Prof Wole Soyinka
Nobel laureate, Wole Soyinka, has urged President Muhammadu Buhari to withhold his assent to the Sexual Offences Bill (also known as the anti-rape bill) passed by the last National Assembly.
In a letter apologizing for his absence at an event marking the June 12 anniversary in Lagos, Mr. Soyinka said that a nation should not be founded on the sexual exploitation of the fragile and innocent.
“President Buhari – and here I make my first imposition on his presidency – should never place his assent on such a nefarious distraction,” Mr. Soyinka, a professor of Comparative Literature, said in the letter to the organizing committee of the June 12 Movement of Nigeria.
“Its implications doom the victim to afflictions that churn the stomach even to think of the human toll. Perhaps those legislators think that vaginal fistula is something thought up by arm-chair critics with nothing better to occupy their minds. No matter, let those who profess a genuine concern declare their stand on this.
“On my part, I find unacceptable any effort to build a nation on perversions that merely minister to man’s sexual appetites. This is a sordid appeasement of a minority who actually require psychiatric help.
“President Buhari should not give his assent to the Bill without amendments that address the earlier Yerimah gift to the nation. It’s a trap.”
The Sexual Offences Bill, 2015, was among the 46 bills passed by the 7th Senate in a last minute flurry of activities last week.
The bill stipulates a life imprisonment for any individual found guilty of rape or sexual intercourse with children under 11 years; 10 years for incest; 10 years for child pornography or a fine of N2 million; and 14 years for sexual abuse, among others.
Mr. Soyinka asked for help in understanding the bill which he described as a case of “rubbing vaseline on leprosy”.
“In this supposedly progressive bill, sponsored by the respected Senator Chris Anyanwu. I could not help but notice a reiteration – as if to ensure that there is no ambiguity – of the word ‘child’, near superfluously,” Mr. Soyinka said.
“Well, we understand ‘child’ as defined in most dictionaries. There is however also child as defined by the Nigerian legislature. This definition is contained in a prior Bill, sponsored, no less, by a notorious serial paedophile and cross-border sex trafficker, yet lawmaker – one Ahmed Yerima.
“Does Yerima’s Bill, gleefully assented to by his peers, not simply vitiate this latter, supposedly humane concern for the protection of the child? Again, I confess to being only a ‘bloody layman’ in such matters.
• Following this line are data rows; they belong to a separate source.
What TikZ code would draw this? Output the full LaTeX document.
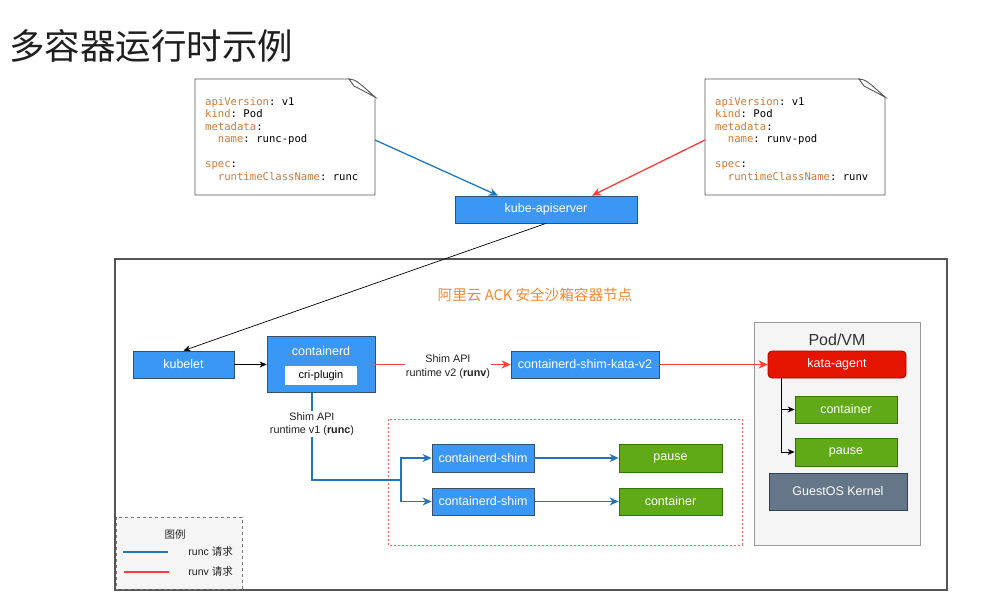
\documentclass[tikz,border=0pt]{standalone}
\usepackage{fontspec}
\setmainfont{Liberation Sans}
\setmonofont{DejaVu Sans Mono}
\newfontfamily\cjk{Noto Sans CJK SC}
\usetikzlibrary{arrows.meta}
\definecolor{bluefill}{HTML}{3B97F4}
\definecolor{bluebd}{HTML}{36506E}
\definecolor{greenfill}{HTML}{60A917}
\definecolor{greenbd}{HTML}{2D7600}
\definecolor{redfill}{HTML}{E51400}
\definecolor{redbd}{HTML}{B20000}
\definecolor{grayfill}{HTML}{647687}
\definecolor{graybd}{HTML}{314354}
\definecolor{runcc}{HTML}{2176B9}
\definecolor{runvc}{HTML}{FF3B3B}
\definecolor{orangett}{HTML}{F5882E}
\definecolor{keyc}{HTML}{CC7A38}
\definecolor{textdark}{HTML}{222222}
\definecolor{lightbg}{HTML}{F5F5F5}
\definecolor{framec}{HTML}{555555}
\begin{document}
\begin{tikzpicture}[x=1pt,y=-1pt,
  box/.style={inner sep=0pt, line width=0.8pt, text=white, font=\fontsize{12.5}{14}\selectfont},
  bluebox/.style={box, draw=bluebd, fill=bluefill},
  greenbox/.style={box, draw=greenbd, fill=greenfill},
  redbox/.style={box, draw=redbd, fill=redfill, rounded corners=4pt},
  graybox/.style={box, draw=graybd, fill=grayfill},
  runc/.style={draw=runcc, line width=1.3pt},
  runcarr/.style={runc, -{Stealth[length=9pt,width=8pt]}},
  runv/.style={draw=runvc, line width=1.3pt},
  runvarr/.style={runv, -{Stealth[length=9pt,width=8pt]}},
  blackarr/.style={draw=black, line width=0.7pt, -{Stealth[length=7pt,width=6pt]}},
  lbl/.style={fill=white, inner sep=1pt, align=center, text=textdark, font=\fontsize{10.8}{13.5}\selectfont},
  doc/.style={draw=framec, fill=white, line width=0.9pt},
  codeline/.style={anchor=base west, inner sep=0pt, font=\ttfamily\fontsize{10.6}{12}\selectfont},
  legendtxt/.style={inner sep=0pt, text=textdark, font=\fontsize{10.5}{12}\selectfont}
]
\useasboundingbox (0,0) rectangle (994,597);
\fill[white] (0,0) rectangle (994,597);

% title
\node[anchor=west, inner sep=0pt, text=black!88, font=\cjk\fontsize{35.5}{38}\selectfont] (title) at (9,46) {多容器运行时示例};

% left doc
\path[doc] (195,79) -- (349,79) -- (375,97) -- (375,195) -- (195,195) -- cycle;
\path[doc] (349,79) .. controls (356,80) .. (375,97) -- (354,86) -- cycle;
\coordinate (docLout) at (375,140);
\node[codeline] (l1) at (205,105) {\textcolor{keyc}{apiVersion}: v1};
\node[codeline] (l2) at (205,117.5) {\textcolor{keyc}{kind}: Pod};
\node[codeline] (l3) at (205,130) {\textcolor{keyc}{metadata}:};
\node[codeline] (l4) at (205,142.5) {\ \ \textcolor{keyc}{name}: runc-pod};
\node[codeline] (l5) at (205,167.5) {\textcolor{keyc}{spec}:};
\node[codeline] (l6) at (205,180) {\ \ \textcolor{keyc}{runtimeClassName}: runc};

% right doc
\path[doc] (705,79) -- (859,79) -- (885,97) -- (885,195) -- (705,195) -- cycle;
\path[doc] (859,79) .. controls (866,80) .. (885,97) -- (864,86) -- cycle;
\coordinate (docRout) at (705,140);
\node[codeline] (r1) at (715,105) {\textcolor{keyc}{apiVersion}: v1};
\node[codeline] (r2) at (715,117.5) {\textcolor{keyc}{kind}: Pod};
\node[codeline] (r3) at (715,130) {\textcolor{keyc}{metadata}:};
\node[codeline] (r4) at (715,142.5) {\ \ \textcolor{keyc}{name}: runv-pod};
\node[codeline] (r5) at (715,167.5) {\textcolor{keyc}{spec}:};
\node[codeline] (r6) at (715,180) {\ \ \textcolor{keyc}{runtimeClassName}: runv};

% apiserver
\node[bluebox, minimum width=182pt, minimum height=27pt] (api) at (546,209.5) {kube-apiserver};

% outer frame
\draw[draw=framec, line width=1.1pt] (115,259) rectangle (947,590);
\node[text=orangett, inner sep=0pt, font=\cjk\fontsize{14.6}{16}\selectfont] (nodetitle) at (535,295) {阿里云 ACK 安全沙箱容器节点};

% legend
\draw[draw=framec!80, dashed, fill=lightbg, line width=0.8pt] (116,517) rectangle (242,589);
\node[legendtxt, font=\cjk\fontsize{10.5}{12}\selectfont] (legtitle) at (175,535) {图例};
\coordinate (lga) at (123,552); \coordinate (lgb) at (168,552);
\coordinate (lgc) at (124,572); \coordinate (lgd) at (169,572);
\draw[runc] (lga) -- (lgb);
\draw[runv] (lgc) -- (lgd);
\node[legendtxt, anchor=east] (legrunc) at (233,552) {runc {\cjk 请求}};
\node[legendtxt, anchor=east] (legrunv) at (233,572) {runv {\cjk 请求}};

% Pod/VM
\draw[draw=black!40, fill=lightbg, line width=1pt] (754,322) rectangle (920,545);
\node[inner sep=0pt, text=black!80, font=\fontsize{16}{18}\selectfont] (podvm) at (837,340) {Pod/VM};
\node[redbox, minimum width=138pt, minimum height=27pt] (agent) at (837,364.5) {kata-agent};
\node[greenbox, minimum width=102pt, minimum height=27pt] (vmcont) at (846,409.5) {container};
\node[greenbox, minimum width=102pt, minimum height=28pt] (vmpause) at (846,452) {pause};
\node[graybox, minimum width=138pt, minimum height=37pt] (kernel) at (838,491.5) {GuestOS Kernel};

% red dashed region
\draw[draw=runvc!80, dash pattern=on 2pt off 2pt, line width=0.7pt] (388,419) rectangle (742,545);
\node[bluebox, minimum width=102pt, minimum height=28pt] (shim1) at (483,458) {containerd-shim};
\node[bluebox, minimum width=102pt, minimum height=27pt] (shim2) at (483,501.5) {containerd-shim};
\node[greenbox, minimum width=103pt, minimum height=28pt] (pause) at (670.5,458) {pause};
\node[greenbox, minimum width=103pt, minimum height=27pt] (cont) at (670.5,501.5) {container};

% node components
\node[bluebox, minimum width=101pt, minimum height=27pt] (kubelet) at (183.5,364.5) {kubelet};
\node[bluebox, minimum width=108pt, minimum height=56pt] (containerd) at (321,364.5) {};
\node[inner sep=0pt, text=white, font=\fontsize{12.5}{14}\selectfont] (cdlabel) at (321,351) {containerd};
\node[fill=white, inner sep=0pt, minimum width=72pt, minimum height=19pt, text=black, font=\fontsize{11}{13}\selectfont] (cri) at (321,375.5) {cri-plugin};
\node[bluebox, minimum width=148pt, minimum height=27pt] (katav2) at (585,364.5) {containerd-shim-kata-v2};

% connectors
\draw[runcarr] (docLout) -- ([xshift=-48pt]api.north);
\draw[runvarr] (docRout) -- ([xshift=46pt]api.north);
\draw[blackarr] (api.south) -- (kubelet.north);
\draw[blackarr] (kubelet.east) -- (containerd.west);

\draw[runvarr] (containerd.east) -- (katav2.west);
\node[lbl] (v2lbl) at (448,366.5) {Shim API\\runtime v2 (\textbf{runv})};
\draw[runvarr] (katav2.east) -- (agent.west);

\coordinate (br) at (401,480);
\draw[runc] ([xshift=-9pt]containerd.south) |- (br);
\node[lbl] (v1lbl) at (312,424) {Shim API\\runtime v1 (\textbf{runc})};
\draw[runcarr] (br) |- (shim1.west);
\draw[runcarr] (br) |- (shim2.west);
\draw[runcarr] (shim1.east) -- (pause.west);
\draw[runcarr] (shim2.east) -- (cont.west);

\draw[blackarr] ([xshift=-56pt]agent.south) |- (vmcont.west);
\draw[blackarr] ([xshift=-56pt]agent.south) |- (vmpause.west);
\end{tikzpicture}
\end{document}
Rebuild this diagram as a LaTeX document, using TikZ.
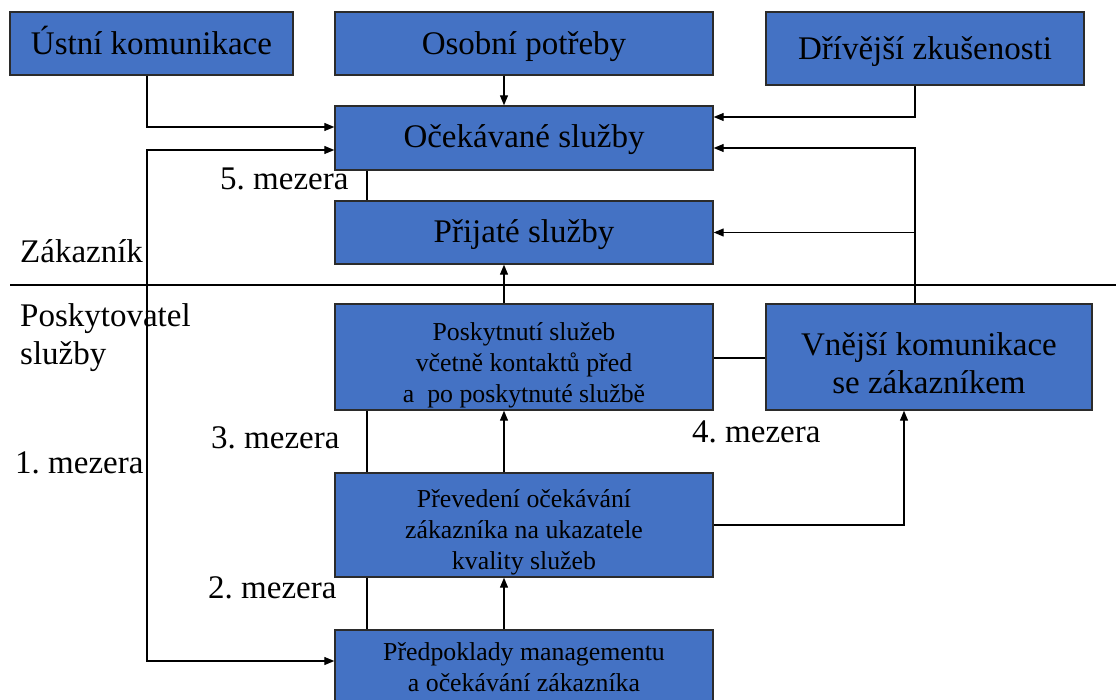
\documentclass[tikz,border=0pt]{standalone}
\usepackage{fontspec}
\setmainfont{Liberation Serif}
\usetikzlibrary{arrows.meta,calc}
\definecolor{boxblue}{HTML}{4472C4}
\definecolor{boxedge}{HTML}{2B2B2B}
\frenchspacing
\begin{document}
\begin{tikzpicture}[x=1pt,y=-1pt,
  box/.style={draw=boxedge,line width=1.4pt,fill=boxblue,inner sep=0pt,align=center,text=black},
  bigtxt/.style={font=\fontsize{33}{38}\selectfont},
  onel/.style={bigtxt,text height=22pt,text depth=0pt},
  smalltxt/.style={font=\fontsize{25.8}{31}\selectfont},
  lbl/.style={font=\fontsize{33}{38}\selectfont,anchor=base west,inner sep=0pt},
  conn/.style={line width=1.2pt,draw=black},
  arr/.style={conn,-{Triangle[length=10pt,width=8pt]}},
  darr/.style={conn,{Triangle[length=10pt,width=8pt]}-{Triangle[length=10pt,width=8pt]}}
]
\useasboundingbox (0,0) rectangle (1116,700);
\clip (0,0) rectangle (1116,700);
\fill[white] (0,0) rectangle (1116,700);

% boxes
\node[box,onel,minimum width=283pt,minimum height=63pt] (ustni) at (151.5,43.5) {Ústní komunikace};
\node[box,onel,minimum width=378pt,minimum height=63pt] (osobni) at (524,43.5) {Osobní potřeby};
\node[box,onel,minimum width=318pt,minimum height=73pt] (drivejsi) at (925,48.5) {Dřívější zkušenosti};
\node[box,onel,text height=20pt,minimum width=378pt,minimum height=64pt] (ocek) at (524,138) {Očekávané služby};
\node[box,onel,text height=21pt,minimum width=378pt,minimum height=63pt] (prij) at (524,232.5) {Přijaté služby};
\node[box,smalltxt,minimum width=378pt,minimum height=106pt] (posk) at (524,357) {\rule{0pt}{34pt}Poskytnutí služeb\\včetně kontaktů před\\a~ po poskytnuté službě};
\node[box,bigtxt,minimum width=326pt,minimum height=106pt] (vnejsi) at (929,357) {\rule{0pt}{36pt}Vnější komunikace\\se zákazníkem};
\node[box,smalltxt,minimum width=378pt,minimum height=104pt] (preved) at (524,525) {\rule{0pt}{33pt}Převedení očekávání\\zákazníka na ukazatele\\kvality služeb};
\node[box,smalltxt,minimum width=378pt,minimum height=74pt] (predp) at (524,667) {Předpoklady managementu\\a očekávání zákazníka};

% separator
\coordinate (sepL) at (10,285);
\coordinate (sepR) at (1116,285);
\draw[conn] (sepL) -- (sepR);

% labels
\node[lbl] (zak) at (20,263) {Zákazník};
\node[lbl] (posk1) at (20,327) {Poskytovatel};
\node[lbl] (posk2) at (20,365) {služby};
\node[lbl] (m5) at (220,190) {5. mezera};
\node[lbl] (m3) at (211,448) {3. mezera};
\node[lbl] (m1) at (15,473) {1. mezera};
\node[lbl] (m2) at (208,598) {2. mezera};
\node[lbl] (m4) at (692,442) {4. mezera};

% connectors top
\draw[arr] ([xshift=-4.5pt]ustni.south) |- ([yshift=11pt]ocek.west);
\draw[arr] ([xshift=-20pt]osobni.south) -- ([xshift=-20pt]ocek.north);
\draw[arr] ([xshift=-10pt]drivejsi.south) |- ([yshift=21pt]ocek.east);
\draw[arr] ([xshift=-14pt]vnejsi.north) |- ([yshift=-10pt]ocek.east);
\draw[arr] ([xshift=-14pt]vnejsi.north) |- (prij.east);

% gap lines
\draw[conn] ([xshift=-157pt]ocek.south) -- ([xshift=-157pt]prij.north);
\draw[conn] ([xshift=-157pt]posk.south) -- ([xshift=-157pt]preved.north);
\draw[conn] ([xshift=-157pt]preved.south) -- ([xshift=-157pt]predp.north);

% vertical flow
\draw[arr] ([xshift=-20pt]posk.north) -- ([xshift=-20pt]prij.south);
\draw[arr] ([xshift=-20pt]preved.north) -- ([xshift=-20pt]posk.south);
\draw[arr] ([xshift=-20pt]predp.north) -- ([xshift=-20pt]preved.south);

% side links
\draw[conn] ([yshift=-1pt]posk.east) -- ([yshift=-1pt]posk.east -| vnejsi.west);
\draw[arr] (preved.east) -| ([xshift=-25pt]vnejsi.south);

% long left line
\coordinate (lft) at (147,400);
\draw[darr] ([yshift=-12pt]ocek.west) -| (lft) |- ([yshift=6pt]predp.west);
\end{tikzpicture}
\end{document}
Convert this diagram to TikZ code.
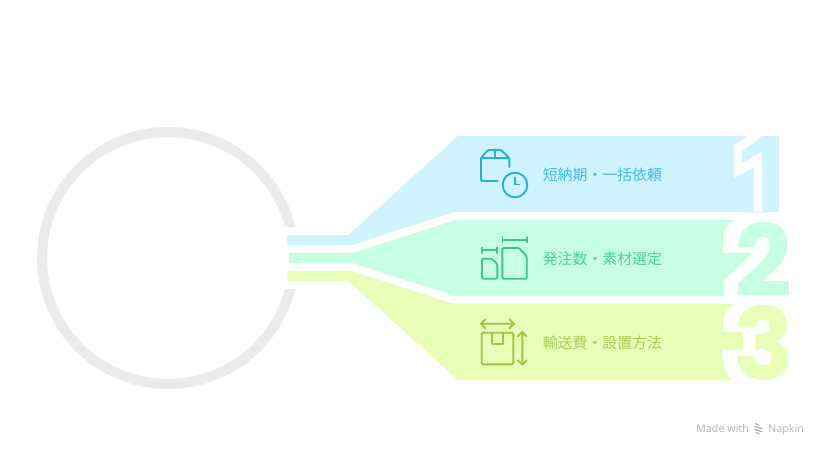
\documentclass[tikz,border=0pt]{standalone}
\usepackage{fontspec}
\newfontfamily\cjkfont{Noto Sans CJK JP}
\newfontfamily\digitfont[BoldFeatures={FakeBold=0.5}]{Poppins}
\newfontfamily\footfont{Open Sans}
\definecolor{ringgray}{HTML}{EBEBEB}
\definecolor{bandblue}{HTML}{CFF3FF}
\definecolor{bandgreen}{HTML}{C6FFE4}
\definecolor{bandyellow}{HTML}{E8FFB8}
\definecolor{inkblue}{HTML}{22B0DE}
\definecolor{inkgreen}{HTML}{3CC88A}
\definecolor{inkyellow}{HTML}{9CC843}
\definecolor{softblue}{HTML}{3FBBE3}
\definecolor{softgreen}{HTML}{4FCD95}
\definecolor{softyellow}{HTML}{A6CE55}
\definecolor{footgray}{HTML}{B4B4B4}
\tikzset{
  label text/.style={anchor=west,inner sep=0pt,font=\cjkfont\fontsize{14.9}{16}\selectfont},
  digit text/.style={inner sep=0pt,anchor=base,font=\digitfont\bfseries\fontsize{99}{99}\selectfont},
  icon line/.style={line width=1.9pt,line cap=round,line join=round,rounded corners=1.2pt},
  plain icon/.style={line width=1.9pt,line cap=round,line join=round},
  foot text/.style={inner sep=0pt,anchor=base west,text=footgray,font=\footfont\fontsize{10.8}{12}\selectfont}
}
\begin{document}
\begin{tikzpicture}[x=1pt,y=-1pt]
\useasboundingbox (0,0) rectangle (828,456);
\fill[white] (0,0) rectangle (828,456);
% ring
\draw[ringgray,line width=10pt] (168,258) circle[radius=126];
\fill[white] (278,227) rectangle (302,289);
% bands
\fill[bandblue] (458,136) -- (779,136) -- (779,212) -- (454,212) -- (352,245) -- (287.5,245) -- (287,235) -- (348.5,235) -- cycle;
\fill[bandgreen] (456,220) -- (735,220) .. controls (727,224) and (723,231) .. (723,237) -- (723,253) -- (753,253) -- (724,280) -- (724,296) -- (456,296) -- (352,263) -- (289,263) -- (289,253) -- (352,253) -- cycle;
\fill[bandyellow] (454,304) -- (735,304) .. controls (727,308) and (723,315) .. (723,322) -- (723,332) -- (743,332) -- (743,350) -- (722,350) -- (722,357) .. controls (723,367) and (727,375) .. (732,380) -- (458,380) -- (348.5,281) -- (287,281) -- (287.5,271) -- (352,271) -- cycle;
% digits
\node[digit text,text=bandblue] (d1) at (755,212) {1};
\node[digit text,text=bandgreen] (d2) at (763,296) {2};
\node[digit text,text=bandyellow] (d3) at (763.5,379) {3};
% outline of the digit one
\fill[white] (747,136) -- (762,136) -- (742,151) -- (742,163) -- (762,152) -- (762,212) -- (754,212) -- (754,167) -- (734,178) -- (734,145) -- cycle;
% labels
\node[label text,text=softblue] (t1) at (542.6,174.5) {短納期・一括依頼};
\node[label text,text=softgreen] (t2) at (542.6,258.5) {発注数・素材選定};
\node[label text,text=softyellow] (t3) at (542.6,342.5) {輸送費・設置方法};
% icon 1
\begin{scope}[inkblue]
\draw[icon line] (509.3,167) -- (509.3,158) -- (501,150) -- (488,150) -- (481,158) -- (481,181) -- (497.7,181);
\draw[plain icon] (481,158) -- (509.3,158) (495,150) -- (495,158);
\draw[plain icon] (515,185) circle[radius=12.3];
\draw[plain icon] (515,177.5) -- (515,184.5) -- (519.5,184.5);
\end{scope}
% icon 2
\begin{scope}[inkgreen]
\draw[plain icon] (502.5,237) -- (502.5,242.4) (526.7,237) -- (526.7,242.4) (502.5,239.7) -- (526.7,239.7);
\draw[plain icon] (481.7,247.5) -- (481.7,253) (497.3,247.5) -- (497.3,253) (481.7,250.3) -- (497.3,250.3);
\draw[icon line] (482,278.7) -- (482,258.7) -- (491.7,258.7) -- (497.3,264) -- (497.3,278.7) -- cycle;
\draw[icon line] (502.3,278.7) -- (502.3,248) -- (519,248) -- (526.7,256.3) -- (526.7,278.7) -- cycle;
\end{scope}
% icon 3
\begin{scope}[inkyellow]
\draw[plain icon] (481,323.7) -- (514,323.7) (485.5,319.2) -- (481,323.7) -- (485.5,328.2) (509.5,319.2) -- (514,323.7) -- (509.5,328.2);
\draw[icon line] (481.7,332.7) rectangle (513.3,364.3);
\draw[plain icon] (492.3,332.7) -- (492.3,344.3) -- (503.3,344.3) -- (503.3,332.7);
\draw[plain icon] (522.3,332) -- (522.3,364.7) (517.8,336.5) -- (522.3,332) -- (526.8,336.5) (517.8,360.2) -- (522.3,364.7) -- (526.8,360.2);
\end{scope}
% footer
\node[foot text] (f1) at (696,432) {Made with};
\node[foot text] (f2) at (768,432) {Napkin};
\draw[footgray,line width=1.3pt] (755,423.5) -- (759,425) (754.5,426.3) -- (762.5,428.8) (754.5,429.3) -- (762.5,431.8) (755.5,432.3) -- (759.5,433.8);
\end{tikzpicture}
\end{document}
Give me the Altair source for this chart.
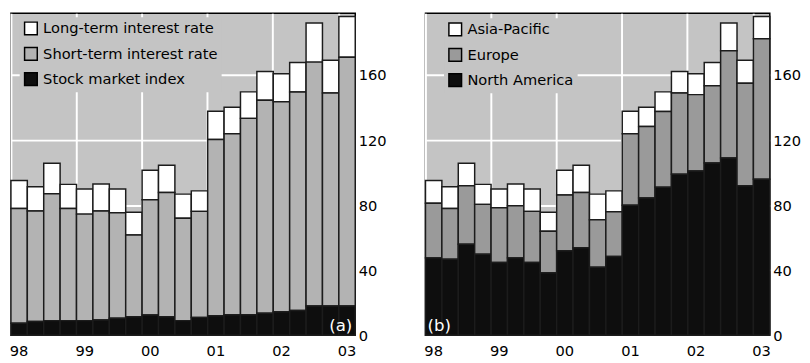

“However, reading both bills, it strikes me that all the new bill does is empower the clique of paedophiles. All you need do is ‘marry’ even a six-year old under any local laws, and do whatever you want with her. Through marriage, she is already an ‘adult’. Her ‘defiler’ is now fully protected by this law. She is not.”
Mr. Soyinka said that the issue of child protection looms large all over the world, including bills passed or under debate, adding that it defines how a people is viewed in the global community.
“The current bill is the ancient story of locking the stable door after the horse has bolted. End of story? Yerimah and his fellow perverts are having the last laugh,” said Mr. Soyinka.
“This latest addition of insult to social injury was tucked within a last-minute avalanche of bills that were passed at lightning speed during the tail-end of the last legislative assemblage – 47 bills in under 3 hours – surely one for the Guinness Book of Records. An accident? Or by design?
“This bill, subjected to wrong arguments, merely consolidates the reduction of female minors to sex objects. As long as you can afford a bag of rice or – as in the case of cross-border tastes such as Ahmed Yerima’s – ten thousand dollars, you are free to rape a child to death.
“This, surely cannot pretend to represent the will of a people who care. Once you re-define female adulthood as marital status, all subsequent protection bills for the girl-child are worthless, cynical.”
Mr. Soyinka called on Nigerians to learn from the heroes of June 12.
“Few people have done more for the cause of liberation than the hero of this day. M.K.O. Abiola was an open polygamist,” he said.
“None of his wives was ever found to be below the only age of consent that is now needlessly under contention – the scientific. We cannot substitute science and observation for any spurious alibis that sacrifice the child to private lust.”